- Stated exercise -
Write out, word for word, every line from the first one through the line that holds "year_headers = ['2008年', '2009年']", and nothing else; skip the pictures.

- Dataset content -
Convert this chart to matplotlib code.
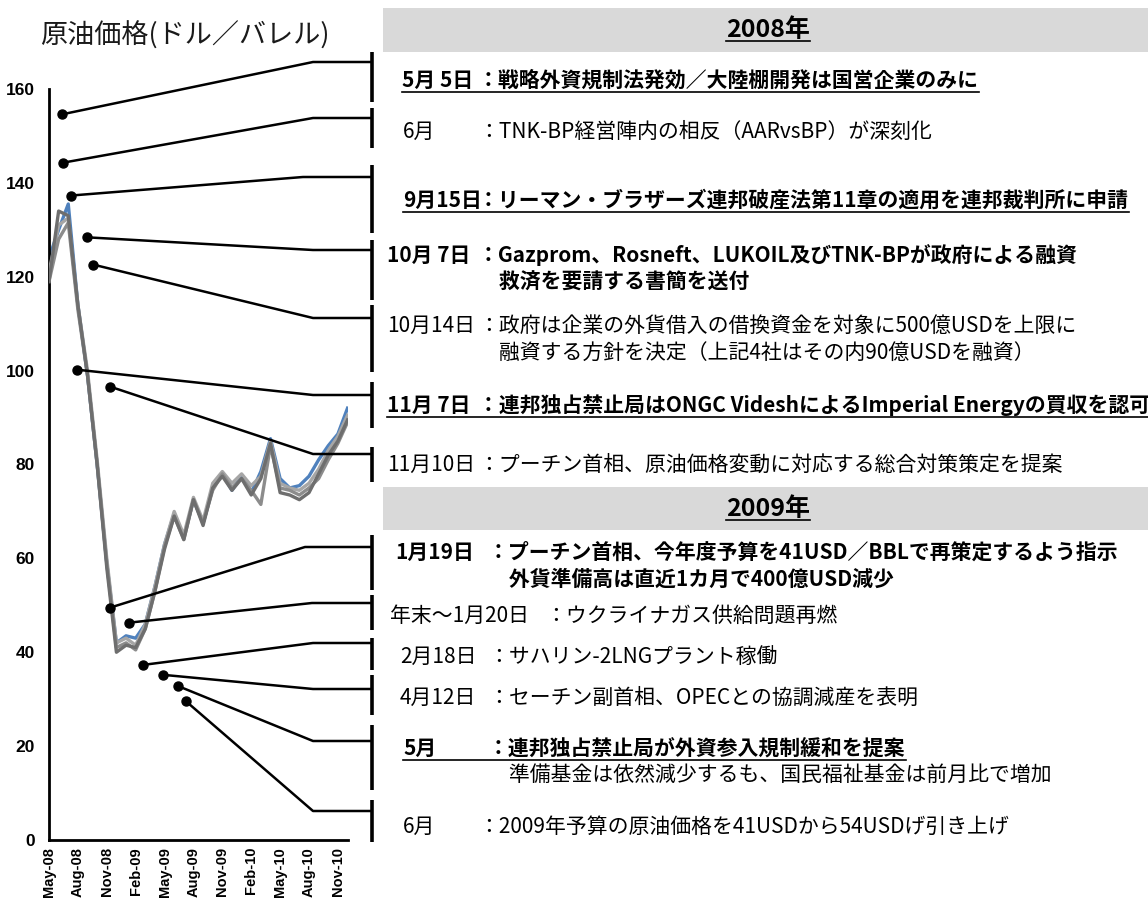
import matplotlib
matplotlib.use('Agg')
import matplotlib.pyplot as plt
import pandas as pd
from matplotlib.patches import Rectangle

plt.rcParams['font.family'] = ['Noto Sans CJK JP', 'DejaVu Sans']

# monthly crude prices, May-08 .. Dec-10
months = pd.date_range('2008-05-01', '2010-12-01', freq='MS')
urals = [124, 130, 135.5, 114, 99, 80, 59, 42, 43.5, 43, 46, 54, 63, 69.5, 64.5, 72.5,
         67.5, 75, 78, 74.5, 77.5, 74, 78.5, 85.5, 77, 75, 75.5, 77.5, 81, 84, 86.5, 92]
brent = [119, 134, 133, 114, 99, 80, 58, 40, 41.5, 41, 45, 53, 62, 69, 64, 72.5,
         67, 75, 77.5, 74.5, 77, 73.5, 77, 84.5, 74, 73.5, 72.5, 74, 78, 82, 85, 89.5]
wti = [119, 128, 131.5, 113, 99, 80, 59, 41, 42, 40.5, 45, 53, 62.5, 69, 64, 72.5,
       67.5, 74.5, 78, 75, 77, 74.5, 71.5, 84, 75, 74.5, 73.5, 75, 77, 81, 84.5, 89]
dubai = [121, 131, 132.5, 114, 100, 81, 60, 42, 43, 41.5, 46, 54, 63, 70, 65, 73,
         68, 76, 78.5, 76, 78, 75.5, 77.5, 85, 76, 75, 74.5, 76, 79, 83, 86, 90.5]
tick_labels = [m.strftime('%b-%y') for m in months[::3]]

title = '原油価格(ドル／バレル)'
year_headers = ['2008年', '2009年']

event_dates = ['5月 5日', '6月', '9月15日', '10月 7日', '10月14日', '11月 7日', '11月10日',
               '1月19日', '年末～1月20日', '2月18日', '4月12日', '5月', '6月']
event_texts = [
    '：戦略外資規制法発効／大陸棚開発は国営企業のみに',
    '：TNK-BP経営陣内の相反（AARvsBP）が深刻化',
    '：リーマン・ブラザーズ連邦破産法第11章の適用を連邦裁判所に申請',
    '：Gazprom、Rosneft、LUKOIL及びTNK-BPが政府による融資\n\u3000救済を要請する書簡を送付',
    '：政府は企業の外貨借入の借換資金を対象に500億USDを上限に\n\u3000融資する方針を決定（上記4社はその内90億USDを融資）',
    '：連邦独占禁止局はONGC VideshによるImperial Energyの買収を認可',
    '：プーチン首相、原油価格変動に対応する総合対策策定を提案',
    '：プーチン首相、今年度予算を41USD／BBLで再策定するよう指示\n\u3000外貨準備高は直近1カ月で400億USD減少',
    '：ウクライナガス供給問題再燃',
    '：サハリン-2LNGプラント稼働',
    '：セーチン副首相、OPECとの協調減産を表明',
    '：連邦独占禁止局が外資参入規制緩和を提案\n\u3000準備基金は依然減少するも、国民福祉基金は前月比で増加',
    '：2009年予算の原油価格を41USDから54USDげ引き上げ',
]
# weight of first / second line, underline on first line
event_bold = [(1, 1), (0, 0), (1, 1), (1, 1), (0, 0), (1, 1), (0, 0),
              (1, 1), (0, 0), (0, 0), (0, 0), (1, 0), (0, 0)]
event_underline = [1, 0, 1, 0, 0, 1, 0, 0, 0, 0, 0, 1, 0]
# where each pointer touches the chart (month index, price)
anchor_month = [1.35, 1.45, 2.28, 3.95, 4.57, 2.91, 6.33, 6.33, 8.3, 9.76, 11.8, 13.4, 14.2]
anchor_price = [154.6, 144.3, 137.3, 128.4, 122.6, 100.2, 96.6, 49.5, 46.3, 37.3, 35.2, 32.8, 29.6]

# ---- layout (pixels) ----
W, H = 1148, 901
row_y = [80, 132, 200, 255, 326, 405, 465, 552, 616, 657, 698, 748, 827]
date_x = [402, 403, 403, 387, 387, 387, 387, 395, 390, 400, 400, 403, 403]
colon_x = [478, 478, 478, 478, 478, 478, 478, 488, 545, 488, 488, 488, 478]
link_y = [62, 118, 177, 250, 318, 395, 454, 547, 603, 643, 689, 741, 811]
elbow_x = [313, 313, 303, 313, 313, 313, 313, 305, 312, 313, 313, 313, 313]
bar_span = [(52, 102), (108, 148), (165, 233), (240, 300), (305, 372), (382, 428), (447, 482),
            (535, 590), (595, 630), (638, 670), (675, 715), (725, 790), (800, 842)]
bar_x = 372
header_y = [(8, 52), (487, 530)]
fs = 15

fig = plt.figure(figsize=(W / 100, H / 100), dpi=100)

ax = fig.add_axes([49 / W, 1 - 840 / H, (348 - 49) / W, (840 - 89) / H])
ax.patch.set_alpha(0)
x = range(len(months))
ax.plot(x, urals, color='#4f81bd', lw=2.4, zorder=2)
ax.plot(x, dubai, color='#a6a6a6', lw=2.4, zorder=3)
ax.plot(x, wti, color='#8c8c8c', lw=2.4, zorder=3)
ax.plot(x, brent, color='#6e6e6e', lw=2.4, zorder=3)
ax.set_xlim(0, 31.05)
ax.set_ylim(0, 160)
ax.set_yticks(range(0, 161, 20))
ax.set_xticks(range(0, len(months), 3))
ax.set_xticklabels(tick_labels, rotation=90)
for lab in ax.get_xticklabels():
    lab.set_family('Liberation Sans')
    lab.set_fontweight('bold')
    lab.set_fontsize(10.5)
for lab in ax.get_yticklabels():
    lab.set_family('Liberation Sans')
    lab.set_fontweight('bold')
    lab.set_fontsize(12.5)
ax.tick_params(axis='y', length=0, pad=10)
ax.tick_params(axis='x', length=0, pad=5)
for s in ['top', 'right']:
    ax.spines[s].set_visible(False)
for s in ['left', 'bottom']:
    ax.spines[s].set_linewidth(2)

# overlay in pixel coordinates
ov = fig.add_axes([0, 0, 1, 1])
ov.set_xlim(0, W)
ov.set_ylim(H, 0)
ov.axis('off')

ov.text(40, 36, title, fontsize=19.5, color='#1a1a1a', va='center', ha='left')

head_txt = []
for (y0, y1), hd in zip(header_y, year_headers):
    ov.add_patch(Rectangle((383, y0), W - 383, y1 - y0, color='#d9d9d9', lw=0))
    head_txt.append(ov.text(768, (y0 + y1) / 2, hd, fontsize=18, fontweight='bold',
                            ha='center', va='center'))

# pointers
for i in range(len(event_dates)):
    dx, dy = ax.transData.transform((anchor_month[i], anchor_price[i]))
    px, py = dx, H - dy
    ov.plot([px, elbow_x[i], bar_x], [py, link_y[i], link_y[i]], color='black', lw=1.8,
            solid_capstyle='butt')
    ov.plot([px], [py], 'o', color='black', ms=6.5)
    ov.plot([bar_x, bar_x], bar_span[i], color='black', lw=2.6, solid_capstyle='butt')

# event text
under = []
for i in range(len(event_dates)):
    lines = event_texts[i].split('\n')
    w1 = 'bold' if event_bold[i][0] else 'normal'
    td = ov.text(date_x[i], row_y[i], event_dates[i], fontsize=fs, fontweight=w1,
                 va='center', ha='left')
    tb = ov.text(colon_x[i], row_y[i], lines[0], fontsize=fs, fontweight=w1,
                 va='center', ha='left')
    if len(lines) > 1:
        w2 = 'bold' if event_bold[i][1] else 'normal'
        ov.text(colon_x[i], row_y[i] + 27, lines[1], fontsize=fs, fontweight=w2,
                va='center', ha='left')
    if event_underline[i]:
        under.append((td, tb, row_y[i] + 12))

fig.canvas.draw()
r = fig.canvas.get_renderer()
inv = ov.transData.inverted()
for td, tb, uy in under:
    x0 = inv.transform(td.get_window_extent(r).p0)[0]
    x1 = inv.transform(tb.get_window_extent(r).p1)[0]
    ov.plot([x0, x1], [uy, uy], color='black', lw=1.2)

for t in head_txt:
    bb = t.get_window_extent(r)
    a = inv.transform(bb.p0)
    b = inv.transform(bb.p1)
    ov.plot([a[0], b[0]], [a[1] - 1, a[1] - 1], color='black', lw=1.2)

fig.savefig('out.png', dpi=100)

- Response -
Convert this chart to matplotlib code.
import matplotlib
matplotlib.use('Agg')
import matplotlib.pyplot as plt
import pandas as pd
from matplotlib.patches import Rectangle

plt.rcParams['font.family'] = ['Noto Sans CJK JP', 'DejaVu Sans']

# monthly crude prices, May-08 .. Dec-10
months = pd.date_range('2008-05-01', '2010-12-01', freq='MS')
urals = [124, 130, 135.5, 114, 99, 80, 59, 42, 43.5, 43, 46, 54, 63, 69.5, 64.5, 72.5,
         67.5, 75, 78, 74.5, 77.5, 74, 78.5, 85.5, 77, 75, 75.5, 77.5, 81, 84, 86.5, 92]
brent = [119, 134, 133, 114, 99, 80, 58, 40, 41.5, 41, 45, 53, 62, 69, 64, 72.5,
         67, 75, 77.5, 74.5, 77, 73.5, 77, 84.5, 74, 73.5, 72.5, 74, 78, 82, 85, 89.5]
wti = [119, 128, 131.5, 113, 99, 80, 59, 41, 42, 40.5, 45, 53, 62.5, 69, 64, 72.5,
       67.5, 74.5, 78, 75, 77, 74.5, 71.5, 84, 75, 74.5, 73.5, 75, 77, 81, 84.5, 89]
dubai = [121, 131, 132.5, 114, 100, 81, 60, 42, 43, 41.5, 46, 54, 63, 70, 65, 73,
         68, 76, 78.5, 76, 78, 75.5, 77.5, 85, 76, 75, 74.5, 76, 79, 83, 86, 90.5]
tick_labels = [m.strftime('%b-%y') for m in months[::3]]

title = '原油価格(ドル／バレル)'
year_headers = ['2008年', '2009年']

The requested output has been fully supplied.